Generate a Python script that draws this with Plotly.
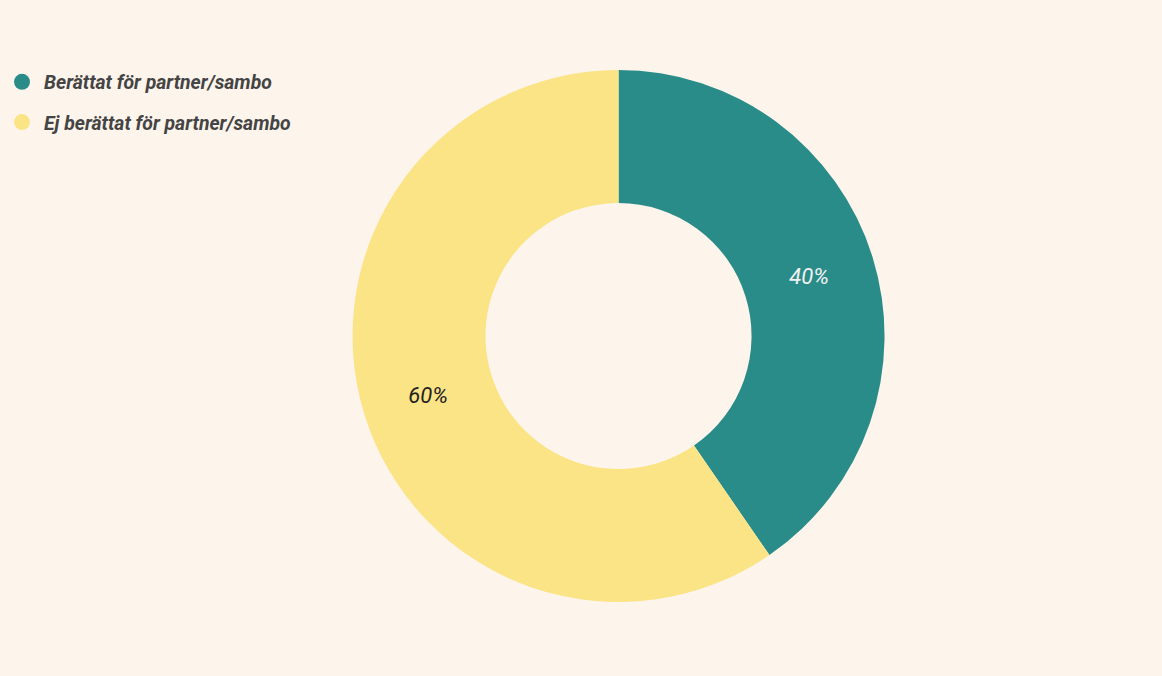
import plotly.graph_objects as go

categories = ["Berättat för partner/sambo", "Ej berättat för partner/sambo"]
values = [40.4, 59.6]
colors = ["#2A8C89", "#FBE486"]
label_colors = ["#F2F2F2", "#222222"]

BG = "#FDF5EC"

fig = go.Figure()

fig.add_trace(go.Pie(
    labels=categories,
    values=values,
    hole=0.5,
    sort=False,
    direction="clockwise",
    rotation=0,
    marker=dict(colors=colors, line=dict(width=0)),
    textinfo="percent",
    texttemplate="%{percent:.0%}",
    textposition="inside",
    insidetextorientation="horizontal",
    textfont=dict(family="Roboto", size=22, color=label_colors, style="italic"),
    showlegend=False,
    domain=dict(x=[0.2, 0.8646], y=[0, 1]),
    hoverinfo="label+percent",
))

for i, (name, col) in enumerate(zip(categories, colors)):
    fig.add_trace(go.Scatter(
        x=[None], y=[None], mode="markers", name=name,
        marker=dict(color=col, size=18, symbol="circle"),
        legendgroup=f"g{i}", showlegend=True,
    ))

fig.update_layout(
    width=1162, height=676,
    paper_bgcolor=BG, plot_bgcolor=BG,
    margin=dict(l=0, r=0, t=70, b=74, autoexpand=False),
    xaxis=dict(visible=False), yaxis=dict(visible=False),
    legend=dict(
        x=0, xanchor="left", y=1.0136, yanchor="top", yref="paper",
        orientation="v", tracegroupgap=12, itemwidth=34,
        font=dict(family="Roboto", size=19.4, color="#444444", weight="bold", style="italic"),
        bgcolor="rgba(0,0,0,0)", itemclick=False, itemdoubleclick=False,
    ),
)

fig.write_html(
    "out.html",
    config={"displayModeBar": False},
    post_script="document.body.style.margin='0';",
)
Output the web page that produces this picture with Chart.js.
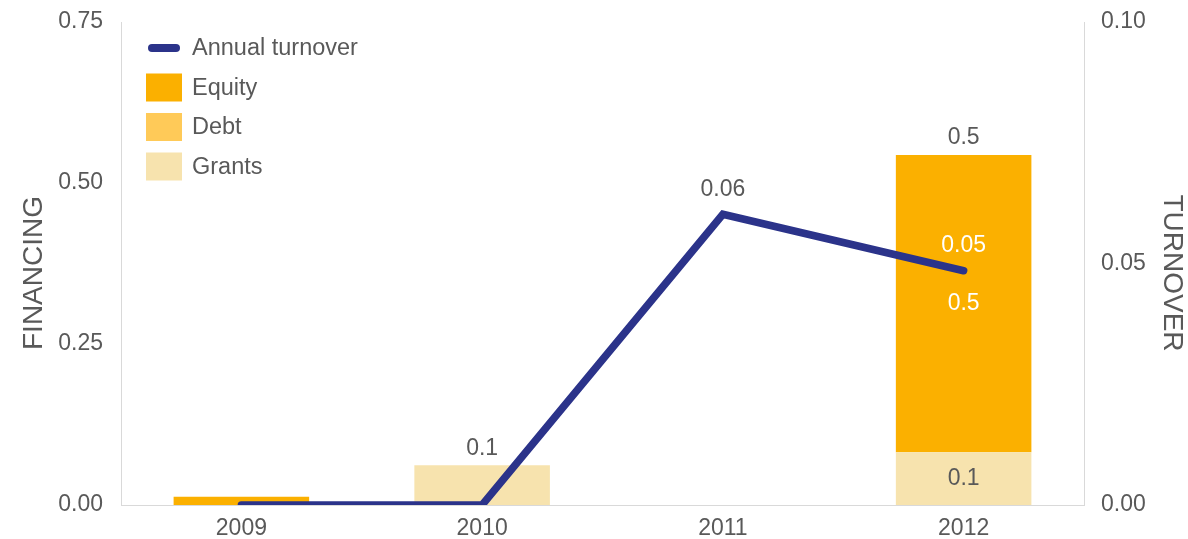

**GIVEN REQUEST**: Please restate the material above line by line, exactly, beginning at its first line and ending with the line that contains "fig = go.Figure()", without any pictures.

**EXERCISE SOLUTION**:
Generate a Python script that draws this with Plotly.
import plotly.graph_objects as go

categories = ["Berättat för partner/sambo", "Ej berättat för partner/sambo"]
values = [40.4, 59.6]
colors = ["#2A8C89", "#FBE486"]
label_colors = ["#F2F2F2", "#222222"]

BG = "#FDF5EC"

fig = go.Figure()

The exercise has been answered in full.